El año fue 1989, cuando apareció Haz lo correcto y Spike Lee encendió la mecha de ese cartucho de dinamita que iba a estallar en el 93, cuando Los Ángeles se transformó en una bola de fuego indignada por la absolución de los policías (blancos) que apalearon salvajemente a Rodney King. Detrás de Lee apareció una nueva generación de cineastas negros alimentada por las letras percutantes y combativas de NWA, Public Enemy, Ice-T y Queen Latifah, dispuestos a mostrar la otra cara de la experiencia afroamericana enterrando, primero, a Bill Cosby y su angelical familia. Del tridente ofensivo de la época, Mario Van Peebles, los hermanos Allen y Albert Hughes y John Singleton, el último fue quien mejores augurios despertó. Boyz n’ the Hood (1991) era la clase de relato urbano que el nuevo cine negro había necesitado para sacarse de encima todo el burdo blaxploitation que vino después de Sweet Sweetback’s Baadasssss Song (1971) de Melvin Van Peebles (padre de Mario), y al que Dr. Dre iba a completar sin restricciones para terminar de definir la mitología gangsta en el seminal The Chronic (1992).

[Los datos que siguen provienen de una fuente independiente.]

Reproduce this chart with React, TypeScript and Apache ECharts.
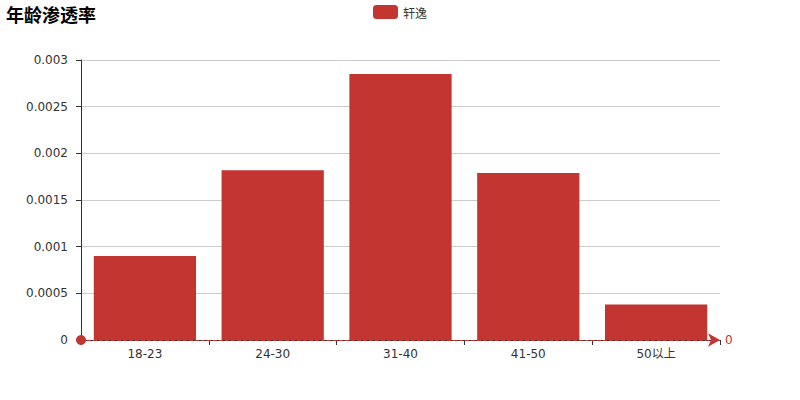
import React, { useEffect, useRef } from "react";
import * as echarts from "echarts";

const categories = ["18-23", "24-30", "31-40", "41-50", "50以上"];
const seriesName = "轩逸";
const values = [0.0009, 0.00182, 0.00285, 0.00179, 0.00038];
const markValue = 0;

export default function App() {
  const ref = useRef<HTMLDivElement>(null);
  useEffect(() => {
    if (!ref.current) return;
    const chart = echarts.init(ref.current, null, { renderer: "svg" });
    const font = "'DejaVu Sans', 'Noto Sans CJK SC', sans-serif";
    chart.setOption({
      animation: false,
      textStyle: { fontFamily: font },
      title: {
        text: "年龄渗透率",
        left: 1,
        top: 0,
        textStyle: { fontSize: 18, fontWeight: "bold", color: "#000", fontFamily: "'Noto Sans CJK SC', sans-serif" },
      },
      legend: {
        data: [seriesName],
        top: 0,
        left: "center",
        itemWidth: 25,
        itemHeight: 14,
        textStyle: { fontSize: 12, color: "#333", fontFamily: "'Noto Sans CJK SC', sans-serif" },
      },
      grid: { left: 81, right: 80, top: 60, bottom: 60 },
      xAxis: {
        type: "category",
        data: categories,
        axisLine: { lineStyle: { color: "#333" } },
        axisTick: { show: true, alignWithLabel: false },
        axisLabel: { color: "#333", fontSize: 12, margin: 8 },
      },
      yAxis: {
        type: "value",
        min: 0,
        max: 0.003,
        interval: 0.0005,
        axisLine: { show: true, lineStyle: { color: "#333" } },
        axisTick: { show: true },
        axisLabel: { color: "#333", fontSize: 12, margin: 13 },
        splitLine: { show: true, lineStyle: { color: "#ccc" } },
      },
      series: [
        {
          name: seriesName,
          type: "bar",
          data: values,
          barCategoryGap: "20%",
          itemStyle: { color: "#c23531" },
          markLine: {
            symbol: ["circle", "arrow"],
            symbolSize: [10, 12],
            data: [{ yAxis: markValue }],
            lineStyle: { color: "#c23531", type: "dashed", width: 1 },
            label: { show: true, position: "end", color: "#c23531", fontSize: 12 },
          },
        },
      ],
    });
    return () => chart.dispose();
  }, []);
  return <div ref={ref} style={{ position: "absolute", left: 0, top: 0, width: 800, height: 400 }} />;
}
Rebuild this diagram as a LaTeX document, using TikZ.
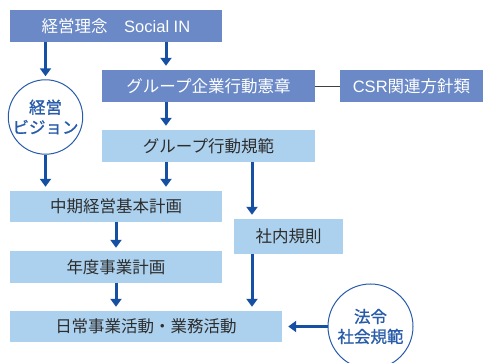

La carrera de Singleton se había ido apagando, diluyendo entre proyectos cada vez menos personales, hasta su incrustación definitiva en lo peor del mainstream. Nada hacía pensar que después del remake de Shaft (2000) y de su incursión en la franquicia de Rápido y furioso iría a reincidir en los espacios y contextos que lo hicieron conocido, y es por eso que Snowfall sorprende en más de un sentido. No es estrictamente un run for cover, aunque tenga plena conciencia de ciertas tensiones sociales que fueron saltando entre épocas y sepa reconfigurarlas en un formato televisivo que ahora, después de The Wire de David Simon, parece mejor dispuesto a recibirlas. Snowfall es un relato coral que retrata la llegada del crack a Los Ángeles durante ese vértigo desvaído que se llamó la “era Reagan”, una ecuación problemática que cambió los paradigmas político-económicos de Estados Unidos para siempre y parió en forma marginal una economía sumergida basada en la creación de un nuevo régimen de hábitos, que incluía tanto el consumo de bienes de diseño como de drogas producidas y distribuidas con similares técnicas de mercadeo. La serie de Singleton funciona a la perfección como precuela de aquella avanzada del cine negro de los noventa, pero no se agota en su condición de presupuesto, porque en los ojos tristes de Franklin Saint (Damson Idris), que en el verano de 1983 pasa de vender marihuana a traficar con crack, no sólo respiran el descontento y la frustración de toda una generación, sino, también, el lamento de toda una nación que ve desmoronarse el andamiaje social construido en las tres décadas anteriores y observa, impávida, la jungla de luces y cemento que va ocupando su lugar. Lejos de la etnografía publicitaria, Singleton ha sabido, en esta primera temporada, cartografiar la memoria de su gente sin temor de volver a parecer lo que fue. Y así como en los años noventa no estuvo solo, ahora también tiene quien lo acompañe en el regreso. El lado B de Snowfall está en la más estridente The Get Down de Baz Lurhmann, que va por Netflix y tiene la misma pasión por el desciframiento de imágenes y cultos en la memoria de un pueblo consciente de su historia como ningún otro.
Snowfall (EEUU, 2017), creada por John Singleton, Eric Amadio y Dave Andron, FX, 10 episodios.